I wish I could say the paddle to the north end of Whitefish Bay was pleasant, but it wasn't. The rain continued, and on top of that, a north wind began blowing in against me. (...The searchers all say they'd have made Whitefish Bay, If they'd put fifteen more miles behind her...)
In retrospect, it was probably just as well. This required me to paddle harder, keeping me warm. The temperature was only about 10 degrees, and though my rain gear was keeping me mostly dry, the damp, chilly air was penetrating. I hugged the shore and ducked behind islands as much as I could.
It was around 4:30 PM when I reached the portage into Aston Lake. It was on the north side of a creek to the northeast of a large island that had a couple of cottages on it. Some kids were running around at one of the cottages, playing in the rain. The portage wasn't really marked that I could see, but the landing area was obvious on a grassy opening. I could make out the trail heading into the bush parallel to the creek. I hadn't had anything to eat since breakfast, and I was famished. I made a couple of peanut butter and honey wraps and ate them there while there was a temporary lull in the rain.
The condition of the portage was fine. It was a little over 1000 meters in length. There was flagging tape along it, but for the most part, the flagging was unnecessary since the trail was easily discernible. The forest was almost all birch and small deciduous trees, and at that time of year was fairly open. It looked as if the area was either a previous burn, or had been heavily forested not too long ago. Three-quarters of the way along, it crossed Red Squirrel Road. Just on the north side of the road was a large wet patch that I had to splash through; thankfully, it wasn't that deep. From there to the lake, it was a typical rocky Temagami trail through a thicker evergreen forest.
By the time I had finished the two carries on the portage and put in again, I was done with tripping in the rain. I wanted to get settled on a site with a tarp up and hopefully get a fire going; that is exactly what I did at the south end of Aston Lake. There was a nice-looking site on a point at the south end of the southern back bay of the lake just a 30-second paddle from the portage.

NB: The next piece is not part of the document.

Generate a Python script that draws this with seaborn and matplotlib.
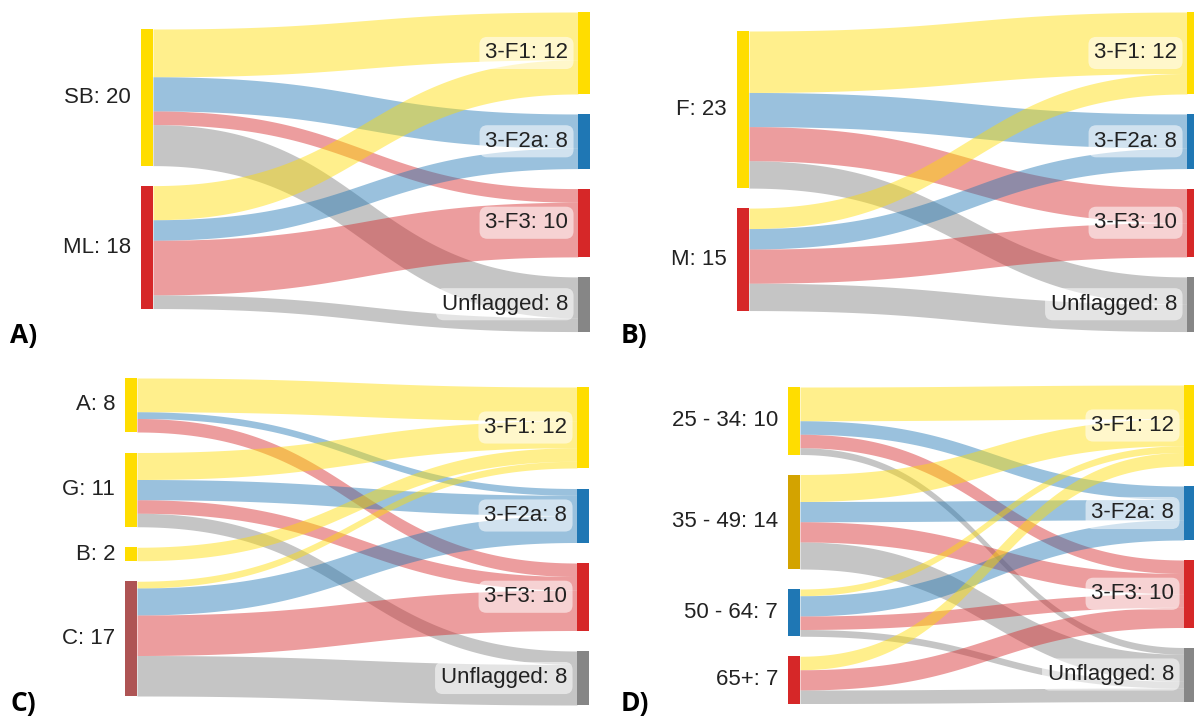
import numpy as np
import matplotlib
matplotlib.use("Agg")
import matplotlib.pyplot as plt
import seaborn as sns

# ---------------- data ----------------
targets = ["3-F1", "3-F2a", "3-F3", "Unflagged"]

A_sources = ["SB", "ML"]
A_flows = [[7, 5, 2, 6],
           [5, 3, 8, 2]]

B_sources = ["F", "M"]
B_flows = [[9, 5, 5, 4],
           [3, 3, 5, 4]]

C_sources = ["A", "G", "B", "C"]
C_flows = [[5, 1, 2, 0],
           [4, 3, 2, 2],
           [2, 0, 0, 0],
           [1, 4, 6, 6]]

D_sources = ["25 - 34", "35 - 49", "50 - 64", "65+"]
D_flows = [[5, 2, 2, 1],
           [4, 3, 3, 4],
           [1, 3, 2, 1],
           [2, 0, 3, 2]]

panel_letters = ["A)", "B)", "C)", "D)"]

# ---------------- style ----------------
sns.set_theme(style="white")
plt.rcParams['font.family'] = ['Liberation Sans', 'DejaVu Sans']

tab = sns.color_palette("tab10")
YEL = "#FFDD00"
BLUE = tab[0]
RED = tab[3]
GREY = "#868686"
LINKGREY = tab[7]
BROWN = "#AE5454"
GOLD = "#D3A300"

tgt_node_colors = [YEL, BLUE, RED, GREY]
tgt_link_colors = [YEL, BLUE, RED, LINKGREY]
TXT = "#222222"

fig = plt.figure(figsize=(11.94, 7.19), dpi=100)
ax = fig.add_axes([0, 0, 1, 1])
ax.set_xlim(0, 1194)
ax.set_ylim(719, 0)
ax.axis("off")


def draw_link(x0, x1, ys0, ys1, yt0, yt1, color):
    t = np.linspace(0, 1, 120)
    xm = (x0 + x1) / 2
    x = (1 - t) ** 3 * x0 + 3 * (1 - t) ** 2 * t * xm + 3 * (1 - t) * t ** 2 * xm + t ** 3 * x1

    def by(a, b):
        return (1 - t) ** 3 * a + 3 * (1 - t) ** 2 * t * a + 3 * (1 - t) * t ** 2 * b + t ** 3 * b

    ax.fill_between(x, by(ys0, yt0), by(ys1, yt1), color=color, alpha=0.45,
                    lw=0, zorder=1)


def sankey(sources, flows, src_colors, xl, xr, ltop, rtop, scale, gap=20, w=12):
    flows = np.array(flows, dtype=float)
    ns, nt = flows.shape
    src_tot = flows.sum(1)
    tgt_tot = flows.sum(0)
    src_y0 = ltop + np.concatenate([[0], np.cumsum(src_tot)[:-1]]) * scale + np.arange(ns) * gap
    tgt_y0 = rtop + np.concatenate([[0], np.cumsum(tgt_tot)[:-1]]) * scale + np.arange(nt) * gap
    s_off = src_y0.copy()
    t_off = tgt_y0.copy()
    for i in range(ns):
        for j in range(nt):
            v = flows[i, j]
            if v == 0:
                continue
            h = v * scale
            draw_link(xl + w, xr, s_off[i], s_off[i] + h, t_off[j], t_off[j] + h,
                      tgt_link_colors[j])
            s_off[i] += h
            t_off[j] += h
    # nodes
    ax.bar([xl] * ns, src_tot * scale, bottom=src_y0, width=w, align="edge",
           color=src_colors, lw=0, zorder=3)
    ax.bar([xr] * nt, tgt_tot * scale, bottom=tgt_y0, width=w, align="edge",
           color=tgt_node_colors, lw=0, zorder=3)
    # labels
    for i in range(ns):
        ax.text(xl - 10, src_y0[i] + src_tot[i] * scale / 2,
                f"{sources[i]}: {int(src_tot[i])}", ha="right", va="center",
                fontsize=16, color=TXT, zorder=4)
    for j in range(nt):
        ax.text(xr - 10, tgt_y0[j] + tgt_tot[j] * scale / 2,
                f"{targets[j]}: {int(tgt_tot[j])}", ha="right", va="center",
                fontsize=16, color=TXT, zorder=4,
                bbox=dict(boxstyle="round,pad=0.25,rounding_size=0.35",
                          fc="white", alpha=0.55, ec="none"))


sankey(A_sources, A_flows, [YEL, RED], xl=141, xr=578, ltop=29, rtop=12, scale=6.83)
sankey(B_sources, B_flows, [YEL, RED], xl=737, xr=1187, ltop=31, rtop=12, scale=6.83)
sankey(C_sources, C_flows, [YEL, YEL, YEL, BROWN], xl=125, xr=577, ltop=378, rtop=387,
       scale=6.75, gap=20.5)
sankey(D_sources, D_flows, [YEL, GOLD, BLUE, RED], xl=788, xr=1184, ltop=387, rtop=385,
       scale=6.75)

for lab, (x, y) in zip(panel_letters, [(10, 336), (621, 336), (10, 703), (621, 703)]):
    ax.text(x, y, lab, fontsize=19, fontweight="bold",
            family=["Open Sans", "DejaVu Sans"],
            ha="left", va="center", color="black")

fig.savefig("out.png", dpi=100)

I got my canoe and gear up the steep landing area, and began the process of getting dry in a steady rain. I got out my ropes, saw, and knife, cut a couple of poles, and erected a tarp over the firepit.
After that, I was able to unload my bag, and put up my Christmas present -- my Amok Draumr hammock. This was my first time trying this fancy-schmancy hammock and I was looking forward to it. I first heard of it on the Lost Lakes Youtube channel, ( Jon and Erin looked pretty cozy in theirs!) and, coincidentally, the zipper on my Hennessy Hammock, after three long and faithful canoe trip seasons, broke on my last trip of 2022; I was in need of a new one. My beautiful wife came to my rescue with this fantastic Christmas present.
By 8:30 in the evening, the rain looked like it was finally stopping. The forest was incredibly quiet and static; the air still had a dampness and a chill to it but I had a fire going and I was in a few layers of dry clothes. I had just consumed a fantastic steak and potato meal, accompanied by a Czech Pilsner. The sun, low in the sky, began casting a pinkish glow on the forest across the bay; the silence was then broken by a loon's eerie wail in the distance. It was magical being in that moment with not a soul in sight or earshot-- the reason why I endure difficult portages in terrible weather conditions.